My model predicted: There will be no brainless bunnies.

So, a brainless bunny could have stopped me.

But I looked, and lo, there were no brainless bunnies.

And, consequently, there was much rejoicing!

RonH

*Perhaps we are all laymen with regard to how the brain works. That does not justify making stuff up in your armchair and letting it go at that. Armchairs are for things like concept analysis and term definition.

But what can you find out about the world with armchair-analyzed concepts and armchair-defined terms ALONE?

What can a bucket or real sand from our sandy beach tell us about seashells when both the sandy beach and its seashells come from a necessary ocean?

Depending on what you mean by "predict", the absence of brainless bunnies is either not predicted by any model or it is predicted by all models.

The absence of brainless bunnies is a totem for the fact that mental events are always found in conjunction with neurological events.
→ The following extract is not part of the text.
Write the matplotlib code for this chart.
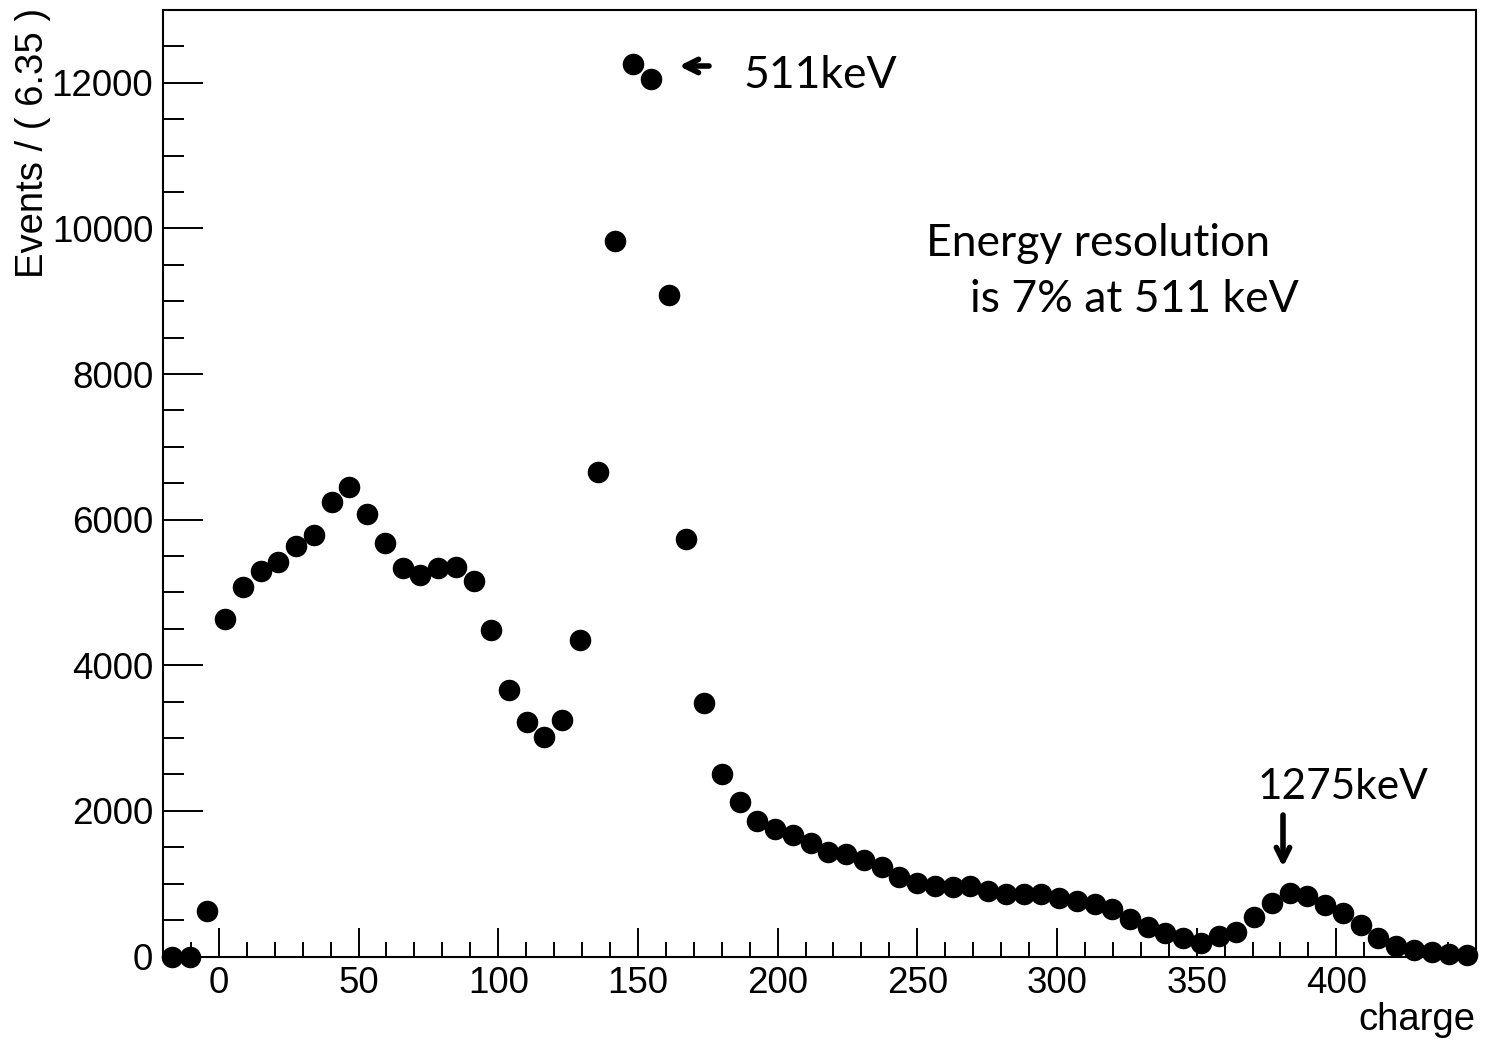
"""
ROOT-style charge spectrum (Na-22 source): 511 keV photopeak and 1275 keV line.
Rendered with matplotlib to mimic the RooPlot look.
"""
import numpy as np
import matplotlib
matplotlib.use("Agg")
import matplotlib.pyplot as plt
from matplotlib.ticker import MultipleLocator

# --- binning: 74 bins of 6.35 between -20 and 450 ---
X_MIN, X_MAX, N_BINS = -20.0, 450.0, 74
bin_w = (X_MAX - X_MIN) / N_BINS
charge = X_MIN + bin_w * (np.arange(N_BINS) + 0.5)

# events per bin
events = [
    0, 0, 625, 4630, 5070, 5295, 5415, 5640, 5785, 6245,
    6450, 6075, 5675, 5330, 5240, 5330, 5350, 5160, 4490, 3660,
    3225, 3020, 3255, 4345, 6650, 9830, 12255, 12050, 9085, 5735,
    3485, 2500, 2125, 1860, 1750, 1670, 1555, 1435, 1405, 1325,
    1235, 1090, 1005, 970, 950, 970, 895, 855, 865, 865,
    800, 765, 720, 650, 510, 410, 320, 250, 185, 280,
    340, 540, 740, 875, 830, 705, 600, 430, 250, 145,
    90, 65, 35, 20,
]

x_ticks = [0, 50, 100, 150, 200, 250, 300, 350, 400]
y_ticks = [0, 2000, 4000, 6000, 8000, 10000, 12000]

W, H, DPI = 1485, 1042, 100
AXFONT = ["Liberation Sans", "DejaVu Sans"]
NOTEFONT = ["Lato", "DejaVu Sans"]


def fx(px):
    return px / W


def fy(py):
    return 1 - py / H


fig = plt.figure(figsize=(W / DPI, H / DPI), dpi=DPI)
fig.patch.set_facecolor("white")
ax = fig.add_axes([fx(163), fy(956.5), fx(1476) - fx(163), fy(10) - fy(956.5)])

ax.plot(charge, events, "o", color="black", ms=14.5, mec="black", zorder=3,
        clip_on=False)

ax.set_xlim(X_MIN, X_MAX)
ax.set_ylim(0, 13000)
ax.set_xticks(x_ticks)
ax.set_yticks(y_ticks)
ax.xaxis.set_minor_locator(MultipleLocator(10))
ax.yaxis.set_minor_locator(MultipleLocator(500))
ax.tick_params(axis="both", which="both", direction="in", top=False, right=False,
               width=1.4, labelsize=26.5, colors="black")
ax.tick_params(axis="y", which="major", length=29, pad=7)
ax.tick_params(axis="y", which="minor", length=15)
ax.tick_params(axis="x", which="major", length=21, pad=7)
ax.tick_params(axis="x", which="minor", length=11)
for lab in ax.get_xticklabels() + ax.get_yticklabels():
    lab.set_family(AXFONT)
for s in ax.spines.values():
    s.set_linewidth(1.5)

fig.text(fx(1475), fy(1020), "charge", ha="right", va="center",
         fontsize=27.5, family=AXFONT)
fig.text(fx(33), fy(8), "Events / ( 6.35 )", ha="center", va="top",
         rotation=90, fontsize=27.5, family=AXFONT)

# annotations
fig.text(fx(743), fy(75), "511keV", ha="left", va="center",
         fontsize=32, family=NOTEFONT)
fig.text(fx(926), fy(243), "Energy resolution", ha="left", va="center",
         fontsize=32, family=NOTEFONT)
fig.text(fx(970), fy(300), "is 7% at 511 keV", ha="left", va="center",
         fontsize=32, family=NOTEFONT)
fig.text(fx(1258), fy(787), "1275keV", ha="left", va="center",
         fontsize=30.5, family=NOTEFONT)

arrow = dict(arrowstyle="->", lw=4, color="black",
             mutation_scale=24, shrinkA=0, shrinkB=0)
fig.add_artist(matplotlib.patches.FancyArrowPatch(
    (fx(709), fy(66)), (fx(679), fy(66)), transform=fig.transFigure, **arrow))
fig.add_artist(matplotlib.patches.FancyArrowPatch(
    (fx(1283), fy(815)), (fx(1283), fy(867)), transform=fig.transFigure, **arrow))

fig.savefig("out.png", dpi=DPI, facecolor="white")
plt.close(fig)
I would say that this conjunction of events is not so much a prediction as it is the fact that any and every model is supposed to explain.

Various reductive models, such as "The mind is what the brain does [sic]", attempt to carry out this explanation by claiming that the two types of events always occur together because mind and brain are at some level identical. And if we just look at it from the right perspective, that identity becomes evident.

I think, for example, "The mind is what the brain does" means that there are certain purely physical behaviors of the brain that are identical to what we also call mental behaviors. And if we just find the right perspective, that identity will become apparent.

A good example of how reduction works is the reduction of magnetic to electrical forces. The magnetic forces created by a current in a wire simply are electrostatic forces if you put yourself in the right inertial reference frame. (I think, if I recall correctly, that that is the inertial reference frame of the moving electron.)

What is uniquely predicted by reductive theories is that there is some perspective change that reveals the reduction.

And that is precisely what is woefully absent in every theory that attempts a reduction of mind to body. Trying, for example to focus in on mental behaviors and repeating the formula "The mind is what the brain does" does absolutely nothing (except irritate the listeners with bad grammar). It certainly does nothing to provide a perspective change that will allow a mental behavior to be seen as, really, a physical behavior of the brain.

And the idea that it would do so seem clearly to be a category error of the first water like saying George Washington is the Fibonacci sequence.

It's not so much that it appears to be a difficult challenge for materialists. It's more that it appears to be a fool's errand.

BTW, on the whole laymen vs. expert riff, I don't think that there is an expert in a neurological field who will claim to have found the change of perspective that will allow the mind-body reduction to proceed. Thus far, all we have is empty promises.

No, the only people who make claims like that are hacks like Dan Dennett. Sorry for the harsh characterization, but what can you say when someone claims to 'explain' consciousness through the expedient of denying the existence of qualia: the very thing that needs to be explained. He's essentially claimed to have solved the mind-body problem through the simple expedient of ignoring it....not serious.

And if expertise is a big deal, why assume that only expertise in neurological matters counts? Wouldn't you also need some level of expertise in mental matters to say that the reduction actually works?

When it comes to experts in mental matters, I suspect you are looking for psychologists, or philosophers of Mind. In the latter case...people exactly like Thomas Nagel or Alvin Plantinga.